DATA LISTING:

++++++++

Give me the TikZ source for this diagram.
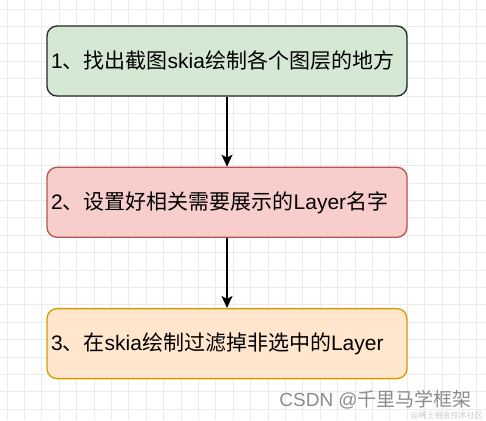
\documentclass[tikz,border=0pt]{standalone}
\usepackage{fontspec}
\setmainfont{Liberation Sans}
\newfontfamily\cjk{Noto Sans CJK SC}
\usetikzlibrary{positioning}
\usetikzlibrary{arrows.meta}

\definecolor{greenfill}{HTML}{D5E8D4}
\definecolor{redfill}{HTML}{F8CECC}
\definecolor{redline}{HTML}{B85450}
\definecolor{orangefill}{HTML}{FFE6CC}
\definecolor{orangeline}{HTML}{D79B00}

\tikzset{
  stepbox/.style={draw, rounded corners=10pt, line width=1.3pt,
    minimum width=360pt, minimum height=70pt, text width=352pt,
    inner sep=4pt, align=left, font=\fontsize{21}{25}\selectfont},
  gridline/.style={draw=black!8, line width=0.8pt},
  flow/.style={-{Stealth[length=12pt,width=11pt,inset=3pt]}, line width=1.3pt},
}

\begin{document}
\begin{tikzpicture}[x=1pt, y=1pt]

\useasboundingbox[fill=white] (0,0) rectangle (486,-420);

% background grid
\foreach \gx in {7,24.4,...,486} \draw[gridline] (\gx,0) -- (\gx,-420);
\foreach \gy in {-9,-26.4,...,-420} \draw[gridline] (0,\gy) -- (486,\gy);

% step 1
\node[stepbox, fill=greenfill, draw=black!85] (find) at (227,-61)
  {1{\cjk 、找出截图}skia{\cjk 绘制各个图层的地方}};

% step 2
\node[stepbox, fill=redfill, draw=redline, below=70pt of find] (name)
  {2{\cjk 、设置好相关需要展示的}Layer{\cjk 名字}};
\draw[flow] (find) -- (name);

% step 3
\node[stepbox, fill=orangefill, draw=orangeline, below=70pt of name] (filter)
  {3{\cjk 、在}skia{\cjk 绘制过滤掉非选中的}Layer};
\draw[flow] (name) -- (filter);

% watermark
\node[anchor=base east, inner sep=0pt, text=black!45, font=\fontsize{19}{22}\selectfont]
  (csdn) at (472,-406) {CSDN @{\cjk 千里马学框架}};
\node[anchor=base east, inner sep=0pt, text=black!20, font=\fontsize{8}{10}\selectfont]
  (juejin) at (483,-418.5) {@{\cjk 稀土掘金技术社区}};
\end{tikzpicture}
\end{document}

++++++++

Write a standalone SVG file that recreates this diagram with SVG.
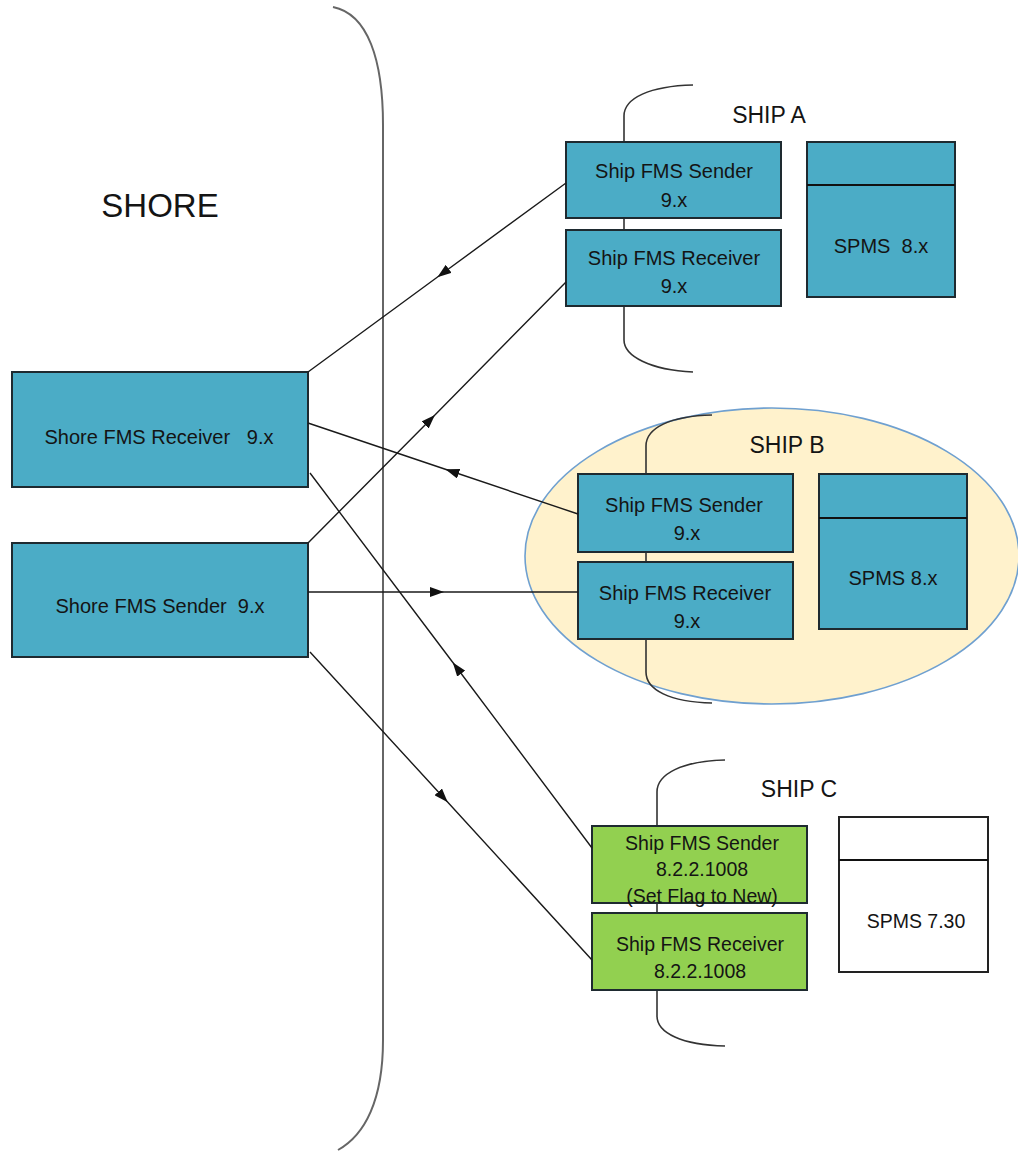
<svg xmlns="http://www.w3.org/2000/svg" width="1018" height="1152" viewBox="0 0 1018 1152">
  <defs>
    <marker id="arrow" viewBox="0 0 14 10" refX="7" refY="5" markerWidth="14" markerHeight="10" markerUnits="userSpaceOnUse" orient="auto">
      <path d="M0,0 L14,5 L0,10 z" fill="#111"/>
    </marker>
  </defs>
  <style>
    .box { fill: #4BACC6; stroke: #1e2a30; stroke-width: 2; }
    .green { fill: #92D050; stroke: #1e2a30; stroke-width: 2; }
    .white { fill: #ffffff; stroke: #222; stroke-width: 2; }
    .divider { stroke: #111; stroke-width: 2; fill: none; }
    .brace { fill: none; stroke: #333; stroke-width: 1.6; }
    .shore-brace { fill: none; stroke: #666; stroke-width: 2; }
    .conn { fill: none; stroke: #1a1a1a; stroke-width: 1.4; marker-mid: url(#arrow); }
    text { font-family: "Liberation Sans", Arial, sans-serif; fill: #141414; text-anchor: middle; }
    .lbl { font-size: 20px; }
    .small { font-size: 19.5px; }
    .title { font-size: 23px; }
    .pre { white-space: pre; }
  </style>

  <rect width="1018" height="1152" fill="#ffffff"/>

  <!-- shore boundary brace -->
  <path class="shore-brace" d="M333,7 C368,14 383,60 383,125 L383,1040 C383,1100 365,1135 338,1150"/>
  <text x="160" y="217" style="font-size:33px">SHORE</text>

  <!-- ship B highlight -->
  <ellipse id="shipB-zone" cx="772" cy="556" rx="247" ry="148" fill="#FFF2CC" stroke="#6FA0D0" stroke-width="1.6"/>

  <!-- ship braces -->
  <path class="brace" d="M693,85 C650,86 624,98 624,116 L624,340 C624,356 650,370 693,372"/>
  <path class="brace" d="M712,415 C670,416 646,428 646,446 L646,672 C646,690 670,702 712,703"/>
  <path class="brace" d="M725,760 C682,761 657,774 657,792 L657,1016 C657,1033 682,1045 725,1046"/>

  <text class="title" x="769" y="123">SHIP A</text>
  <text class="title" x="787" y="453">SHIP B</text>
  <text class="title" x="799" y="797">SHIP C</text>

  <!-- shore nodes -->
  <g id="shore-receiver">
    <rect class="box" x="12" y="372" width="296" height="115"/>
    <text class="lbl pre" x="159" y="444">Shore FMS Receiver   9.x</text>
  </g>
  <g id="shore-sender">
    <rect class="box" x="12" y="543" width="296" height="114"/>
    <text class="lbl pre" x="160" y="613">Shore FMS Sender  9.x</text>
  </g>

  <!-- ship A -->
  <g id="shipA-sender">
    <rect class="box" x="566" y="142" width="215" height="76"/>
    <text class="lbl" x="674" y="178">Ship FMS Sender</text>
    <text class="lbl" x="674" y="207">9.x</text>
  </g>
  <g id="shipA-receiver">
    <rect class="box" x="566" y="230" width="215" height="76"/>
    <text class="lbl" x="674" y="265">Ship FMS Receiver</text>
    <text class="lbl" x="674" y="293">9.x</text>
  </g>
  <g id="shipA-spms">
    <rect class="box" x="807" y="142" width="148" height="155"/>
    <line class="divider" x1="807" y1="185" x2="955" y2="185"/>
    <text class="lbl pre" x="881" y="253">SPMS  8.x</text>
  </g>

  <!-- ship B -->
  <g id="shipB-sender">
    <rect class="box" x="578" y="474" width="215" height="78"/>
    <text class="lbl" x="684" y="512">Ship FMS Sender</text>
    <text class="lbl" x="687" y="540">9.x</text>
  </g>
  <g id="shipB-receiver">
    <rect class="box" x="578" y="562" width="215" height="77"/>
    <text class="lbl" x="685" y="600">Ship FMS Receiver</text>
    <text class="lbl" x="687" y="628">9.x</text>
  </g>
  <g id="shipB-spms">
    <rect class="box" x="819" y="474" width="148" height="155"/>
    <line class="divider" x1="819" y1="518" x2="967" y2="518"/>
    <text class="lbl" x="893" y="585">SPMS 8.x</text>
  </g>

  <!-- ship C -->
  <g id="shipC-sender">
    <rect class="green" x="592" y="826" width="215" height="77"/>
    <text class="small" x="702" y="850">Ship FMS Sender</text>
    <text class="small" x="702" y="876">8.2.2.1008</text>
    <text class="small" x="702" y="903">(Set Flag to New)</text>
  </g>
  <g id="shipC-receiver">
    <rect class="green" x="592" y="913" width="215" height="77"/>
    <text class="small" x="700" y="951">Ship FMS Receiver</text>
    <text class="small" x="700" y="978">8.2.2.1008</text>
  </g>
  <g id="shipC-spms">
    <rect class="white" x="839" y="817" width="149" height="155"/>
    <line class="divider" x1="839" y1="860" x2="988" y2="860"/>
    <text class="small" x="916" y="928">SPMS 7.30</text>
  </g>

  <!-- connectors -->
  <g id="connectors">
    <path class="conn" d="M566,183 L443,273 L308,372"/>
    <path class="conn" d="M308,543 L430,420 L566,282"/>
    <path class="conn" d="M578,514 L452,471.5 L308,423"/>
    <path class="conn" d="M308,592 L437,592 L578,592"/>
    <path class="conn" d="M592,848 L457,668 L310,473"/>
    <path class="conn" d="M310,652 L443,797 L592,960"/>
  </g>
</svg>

++++++++

WRITTEN EXERCISE: Identify and list each line with the word "diagram".

WRITTEN REPLY:
Give me the TikZ source for this diagram.
Write a standalone SVG file that recreates this diagram with SVG.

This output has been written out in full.